Different entirely. A mining company employs hundreds directly. A service provider might employ dozens, but they're solving problems that didn't exist ten years ago. Water management, tailings, energy efficiency. Peru's environment demands solutions that Australia has learned to build. That's where the real value is moving.

Inventor

The frozen food angle seems oddly specific. Why frozen instead of fresh?

Model

Distance. Peru to Australia is weeks by ship. Fresh produce spoils. But frozen quinoa, frozen fish, packaged chocolate—those survive the journey intact. Australia's consumers want Peruvian products, but logistics dictate what's actually possible. It's not romantic, but it's real.

Inventor

And the chifa restaurants—is that serious economic activity or just cultural curiosity?

Model

Both. Fifteen thousand Peruvians in Australia is tiny. But they're opening restaurants that attract locals who've been to Peru, who know the food, who want it again. That's a market signal. It suggests Peruvian culture is becoming legible to Australians in a way it wasn't before.

Inventor

What does it mean that two thousand Peruvians are studying STEM in Australia?

Model

It means Peru is building its own mining services industry by training people in the country that invented those services. When they return, they bring knowledge and networks.

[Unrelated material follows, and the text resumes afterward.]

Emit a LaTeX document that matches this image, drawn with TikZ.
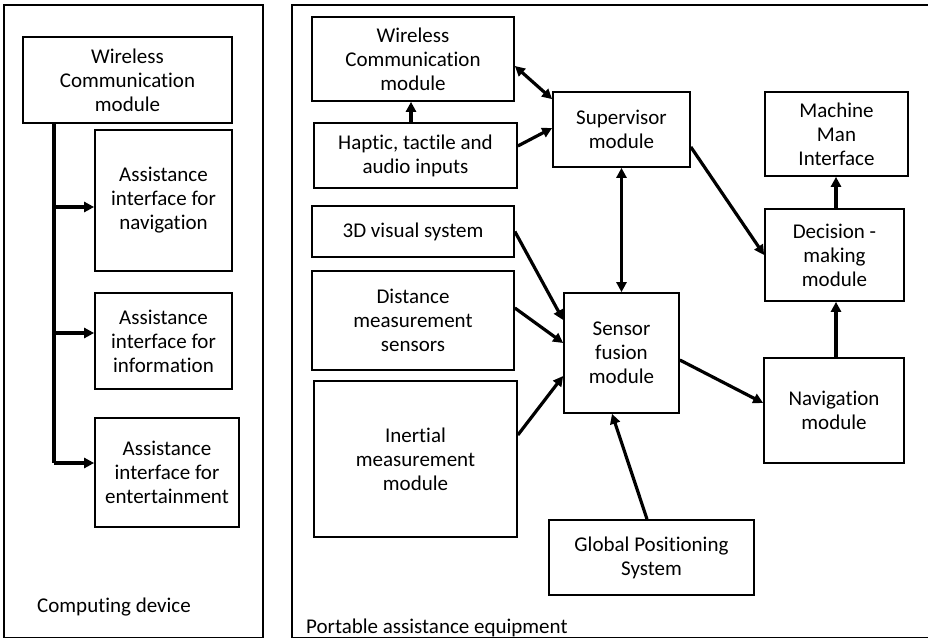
\documentclass[tikz,border=0pt]{standalone}
\usepackage{fontspec}
\setmainfont[Ligatures=NoCommon]{Carlito}
\usetikzlibrary{arrows.meta,calc}
\begin{document}
\begin{tikzpicture}[x=1pt,y=-1pt,
  box/.style={draw,line width=1.7pt,align=center,inner sep=0pt,
    font=\fontsize{21}{24}\selectfont},
  panel/.style={draw,line width=1.5pt},
  arr/.style={line width=3.2pt,-{Triangle[length=10pt,width=10pt]}},
  darr/.style={line width=3.2pt,{Triangle[length=10pt,width=10pt]}-{Triangle[length=10pt,width=10pt]}},
  trunk/.style={line width=3.2pt},
  lbl/.style={anchor=base west,inner sep=0pt,font=\fontsize{21}{24}\selectfont}]
\useasboundingbox[fill=white] (0,0) rectangle (928,639);
% panels
\draw[panel] (4,5) rectangle (263,637.5);
\draw[panel] (292,5) rectangle (940,637.5);
\node[lbl] (cd) at (37,612) {Computing device};
\node[lbl] (pae) at (306,633) {Portable assistance equipment};
% left panel boxes
\node[box,minimum width=209pt,minimum height=86pt] (wcL) at (127.5,80) {Wireless\\Communication\\module};
\node[box,minimum width=137pt,minimum height=141pt] (navL) at (163.5,200.5) {Assistance\\interface for\\navigation};
\node[box,minimum width=137pt,minimum height=96pt] (infL) at (163.5,341) {Assistance\\interface for\\information};
\node[box,minimum width=144pt,minimum height=109pt] (entL) at (167,472.5) {Assistance\\interface for\\entertainment};
\coordinate (tr) at (54,0);
\draw[trunk] (wcL.south -| tr) -- ([yshift=9.5pt]entL.west -| tr);
\draw[arr] ([yshift=-6.5pt]navL.west -| tr) -- ([yshift=-6.5pt]navL.west);
\draw[arr] ([yshift=8pt]infL.west -| tr) -- ([yshift=8pt]infL.west);
\draw[arr] ([yshift=9.5pt]entL.west -| tr) -- ([yshift=9.5pt]entL.west);
% right panel boxes
\node[box,minimum width=202pt,minimum height=84pt] (wcR) at (413,59) {Wireless\\Communication\\module};
\node[box,minimum width=203pt,minimum height=65pt] (hap) at (415.5,155.5) {Haptic, tactile and\\audio inputs};
\node[box,minimum width=202pt,minimum height=51pt] (v3d) at (413,231.5) {3D visual system};
\node[box,minimum width=202pt,minimum height=99pt] (dist) at (413,320.5) {Distance\\measurement\\sensors};
\node[box,minimum width=203pt,minimum height=156pt] (imu) at (415.5,459) {Inertial\\measurement\\module};
\node[box,minimum width=137pt,minimum height=75pt] (sup) at (621.5,129.5) {Supervisor\\module};
\node[box,minimum width=115pt,minimum height=120pt] (sf) at (621.5,353) {Sensor\\fusion\\module};
\node[box,minimum width=205pt,minimum height=75pt] (gps) at (651.5,557.5) {Global Positioning\\System};
\node[box,minimum width=143pt,minimum height=84pt] (mmi) at (836.5,134) {Machine\\Man\\Interface};
\node[box,minimum width=139pt,minimum height=92pt] (dec) at (834.5,255) {Decision -\\making\\module};
\node[box,minimum width=140pt,minimum height=105pt] (nav) at (834,410.5) {Navigation\\module};
% connectors
\draw[darr] ([yshift=-7pt]wcR.east) -- ([yshift=-8pt]sup.north west);
\draw[arr] ([xshift=-4.5pt]hap.north) -- ([xshift=-4.5pt]hap.north |- wcR.south);
\draw[arr] ([yshift=9.5pt]hap.east) -- ([yshift=1.5pt]sup.west);
\draw[darr] (sup.south) -- (sf.north);
\draw[arr] ([yshift=-17.5pt]sup.east) -- (dec.west);
\draw[arr] (v3d.east) -- ([yshift=33pt]sf.west);
\draw[arr] ([yshift=12.5pt]dist.east) -- ([yshift=10pt]sf.west);
\draw[arr] ([yshift=24pt]imu.east) -- ([yshift=-23pt]sf.west);
\draw[arr] ([xshift=-4.5pt]gps.north) -- ([xshift=-9.5pt]sf.south);
\draw[arr] ([yshift=-7pt]sf.east) -- ([yshift=7.5pt]nav.west);
\draw[arr] ([xshift=2pt]nav.north) -- ([xshift=2pt]nav.north |- dec.south);
\draw[arr] ([xshift=1.5pt]dec.north) -- ([xshift=1.5pt]dec.north |- mmi.south);
\end{tikzpicture}
\end{document}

It's deliberate capacity-building, not brain drain. Australia gets tuition fees and soft power; Peru gets human capital.

Inventor

Is this partnership actually balanced, or is Australia just finding new markets?

Model

It's asymmetrical, but not exploitative. Australia has mature industries and expertise Peru needs. Peru has resources and geography Australia wants access to. Neither is taking from the other. They're solving different problems with what each has.